9.2 A Participant who holds an outstanding option as of a Purchase Date shall not be
deemed to have exercised such option if the Participant elected not to exercise the option by
withdrawing from the Plan in accordance with Section 10.1.
9.3 If, after a Participant’s exercise of an option under Section 9.1, an amount remains
credited to the Participant’s Account as of a Purchase Date, then the remaining amount shall be
distributed to the Participant in cash as soon as administratively practical after such Purchase
Date.
9.4 Except as otherwise set forth in this Section 9.4, the purchase price for each Share
purchased under any option shall be 85% of the lower of:
(a) the Fair Market Value of a Share on the Enrollment Date on which such
option is granted; or
(b) the Fair Market Value of a Share on the Purchase Date.
Notwithstanding the above, the Board may establish a different purchase price for each Share
purchased under any option provided that such purchase price is determined at least thirty (30)
days prior to the Accumulation Period for which it is applicable and provided that such purchase
price may not be less than the purchase price set forth above.
9.5 If Shares are purchased by a Participant pursuant to Section 9.1, then such Shares
shall be held in non-certificated form at a bank or other appropriate institution selected by the
Administrator until the earlier of the Participant’s termination of employment or the time a
Participant requests delivery of certificates representing such shares.
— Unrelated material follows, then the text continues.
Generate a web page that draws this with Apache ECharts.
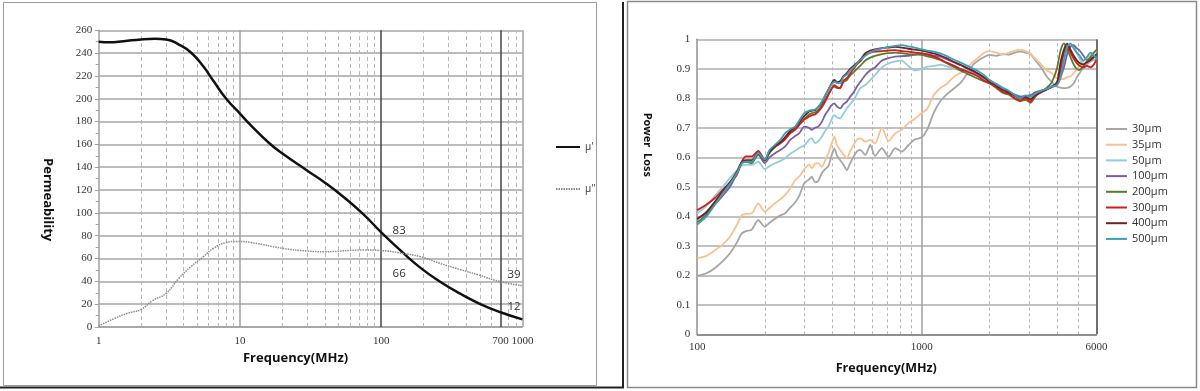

If any law governing
corporate or securities matters, or any applicable regulation of the Securities and Exchange
Commission or other body having jurisdiction with respect to such matters, shall require that the
Company or the Participant take any action in connection with the Shares being purchased under
the option, delivery of the certificate or certificates for such Shares shall be postponed until the
necessary action shall have been completed, which action shall be taken by the Company at its
own expense, without unreasonable delay.
Certificates delivered pursuant to this Section 9.5 shall be registered in the name of the
Participant or, if the Participant so elects, in the names of the Participant and one or more such
other persons as may be designated by the Participant in joint tenancy with rights of survivorship
or in tenancy by the entireties or as spousal community property, or in such forms of trust as may
be approved by the Administrator, to the extent permitted by law.
9.6 In the case of Participants employed by a Participating Subsidiary, the Board may
provide for Shares to be sold through the Subsidiary to such Participants, to the extent consistent
with and governed by Section 423 of the Code.